## Collected data
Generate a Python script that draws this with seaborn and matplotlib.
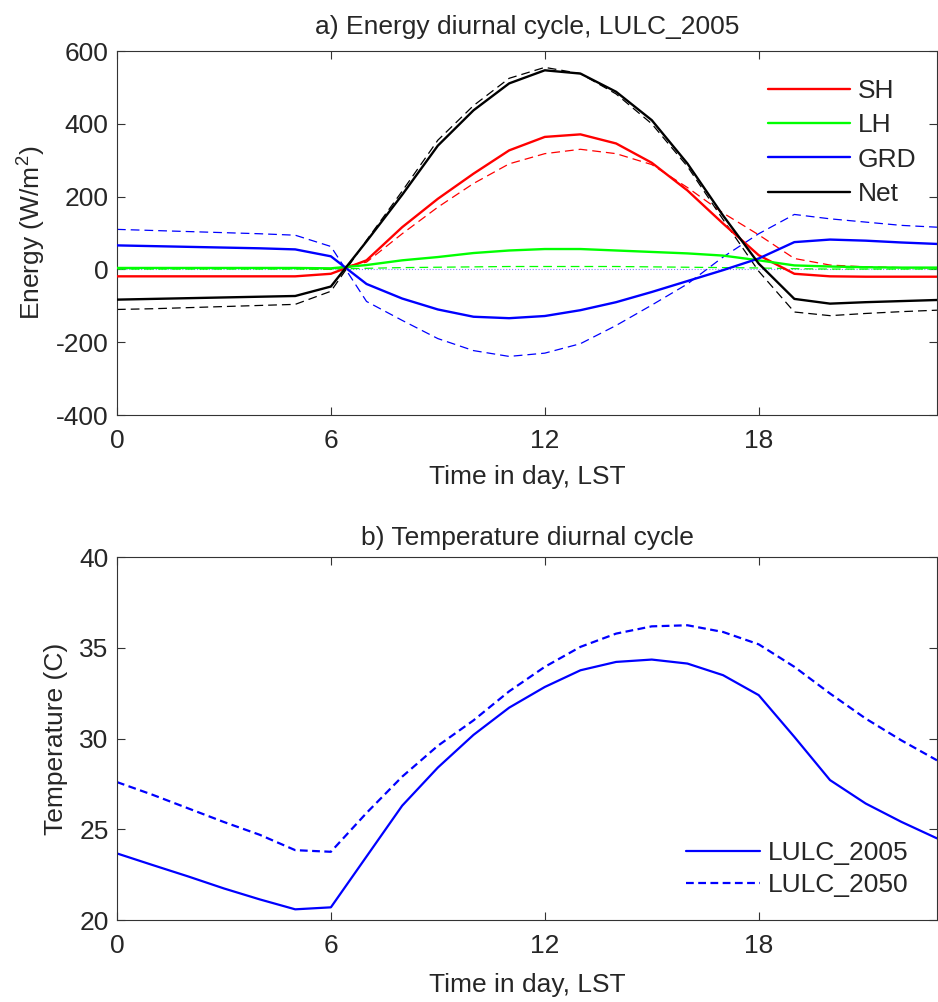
import numpy as np
import pandas as pd
import matplotlib
matplotlib.use("Agg")
import matplotlib.pyplot as plt
import seaborn as sns

# ============================================================
# DATA (hourly LST 0..23)
# ============================================================
hours = list(range(24))

# energy fluxes (W/m2), solid = LULC_2005, dashed = LULC_2050
sh_2005 = [-19, -19, -19, -19, -19, -19, -12, 25, 116, 194, 263, 327,
           364, 371, 346, 293, 217, 126, 39, -12, -19, -20, -20, -20]
sh_2050 = [3, 3, 3, 3, 3, 3, 0, 20, 98, 171, 236, 290,
           318, 330, 318, 288, 225, 155, 95, 30, 12, 7, 5, 4]
lh_2005 = [4, 4, 4, 4, 4, 4, 3, 12, 25, 34, 45, 52,
           56, 56, 52, 48, 44, 38, 25, 11, 8, 6, 5, 5]
lh_2050 = [1, 1, 1, 1, 1, 1, 1, 3, 5, 6, 7, 8,
           8, 8, 8, 7, 6, 5, 4, 2, 1, 1, 1, 1]
grd_2005 = [66, 64, 62, 60, 58, 55, 36, -40, -80, -110, -130, -134,
            -128, -112, -90, -62, -32, -2, 30, 75, 82, 79, 74, 70]
grd_2050 = [110, 107, 104, 101, 98, 94, 63, -88, -140, -190, -223, -239,
            -230, -204, -154, -98, -40, 34, 98, 151, 139, 130, 121, 116]
net_2005 = [-83, -81, -79, -77, -75, -73, -47, 77, 205, 340, 437, 511,
            547, 538, 488, 410, 291, 148, 16, -81, -94, -90, -87, -84]
net_2050 = [-110, -108, -105, -102, -99, -96, -60, 80, 215, 355, 450, 525,
            555, 538, 482, 400, 283, 137, -5, -117, -127, -121, -116, -112]

# 2 m temperature (C)
temp_2005 = [23.67, 23.03, 22.4, 21.74, 21.14, 20.59, 20.7, 23.5, 26.3, 28.4,
             30.2, 31.7, 32.84, 33.76, 34.22, 34.35, 34.13, 33.49, 32.39,
             30.09, 27.71, 26.42, 25.41, 24.5]
temp_2050 = [27.6, 26.9, 26.15, 25.4, 24.7, 23.85, 23.76, 25.9, 27.9, 29.6,
             31.0, 32.6, 33.95, 35.05, 35.78, 36.18, 36.24, 35.87, 35.19,
             33.95, 32.48, 31.1, 29.9, 28.8]

flux_names = ["SH", "LH", "GRD", "Net"]
flux_colors = ["#ff0000", "#00ff00", "#0000ff", "#000000"]
flux_2005 = [sh_2005, lh_2005, grd_2005, net_2005]
flux_2050 = [sh_2050, lh_2050, grd_2050, net_2050]

# ============================================================
# STYLE
# ============================================================
sns.set_style("ticks")
plt.rcParams["font.family"] = ["Liberation Sans", "DejaVu Sans"]
plt.rcParams["mathtext.default"] = "regular"
plt.rcParams["axes.unicode_minus"] = False
plt.rcParams["axes.edgecolor"] = "#333333"
plt.rcParams["axes.linewidth"] = 0.8

FS = 19

fig = plt.figure(figsize=(9.38, 10.02), dpi=100)
ax1 = fig.add_axes([0.1247, 0.5858, 0.8742, 0.3633])
ax2 = fig.add_axes([0.1247, 0.0818, 0.8742, 0.3623])

# ------------------------------------------------------------
# a) energy diurnal cycle
# ------------------------------------------------------------
ax1.axhline(0, color="#8080ff", ls=":", lw=0.8, zorder=1)
for name, col, v05, v50 in zip(flux_names, flux_colors, flux_2005, flux_2050):
    sns.lineplot(x=hours, y=v50, ax=ax1, color=col, lw=0.9,
                 legend=False, zorder=2).lines[-1].set_dashes((7, 4))
    sns.lineplot(x=hours, y=v05, ax=ax1, color=col, lw=1.7, label=name, zorder=3)

ax1.set_xlim(0, 23)
ax1.set_ylim(-400, 600)
ax1.set_yticks(np.arange(-400, 601, 200))
ax1.set_title("a) Energy diurnal cycle, LULC_2005", fontsize=FS, pad=12)
ax1.set_ylabel("Energy (W/m$^2$)", fontsize=FS, labelpad=6)
ax1.set_xlabel("Time in day, LST", fontsize=FS, labelpad=9)
ax1.legend(loc="upper right", bbox_to_anchor=(0.988, 0.952), frameon=False,
           fontsize=FS, handlelength=3.1, handletextpad=0.3,
           labelspacing=0.39, borderaxespad=0)

# ------------------------------------------------------------
# b) temperature diurnal cycle
# ------------------------------------------------------------
sns.lineplot(x=hours, y=temp_2005, ax=ax2, color="#0000ff", lw=1.6,
             label="LULC_2005")
sns.lineplot(x=hours, y=temp_2050, ax=ax2, color="#0000ff", lw=1.6,
             label="LULC_2050")
ax2.lines[-1].set_dashes((3.5, 2))

ax2.set_xlim(0, 23)
ax2.set_ylim(20, 40)
ax2.set_yticks(np.arange(20, 41, 5))
ax2.set_title("b) Temperature diurnal cycle", fontsize=FS, pad=9)
ax2.set_ylabel("Temperature (C)", fontsize=FS, labelpad=8)
ax2.set_xlabel("Time in day, LST", fontsize=FS, labelpad=11)
leg = ax2.legend(loc="lower right", bbox_to_anchor=(0.978, 0.035), frameon=False,
                 fontsize=FS, handlelength=2.8, handletextpad=0.3,
                 labelspacing=0.3, borderaxespad=0)
leg.get_lines()[1].set_dashes((3.5, 2))

for ax in (ax1, ax2):
    ax.set_xticks([0, 6, 12, 18])
    ax.tick_params(direction="in", top=True, right=True, length=6,
                   width=0.8, color="#333333", labelsize=FS)
    ax.tick_params(axis="x", pad=10)
    ax.tick_params(axis="y", pad=6)
    for s in ax.spines.values():
        s.set_visible(True)

fig.savefig("out.png", dpi=100)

## Set problem
Pictures are excluded: retype only the lines from the beginning of the listing above through the line with "hours = list(range(24))", both included.

## Correct result
Generate a Python script that draws this with seaborn and matplotlib.
import numpy as np
import pandas as pd
import matplotlib
matplotlib.use("Agg")
import matplotlib.pyplot as plt
import seaborn as sns

# ============================================================
# DATA (hourly LST 0..23)
# ============================================================
hours = list(range(24))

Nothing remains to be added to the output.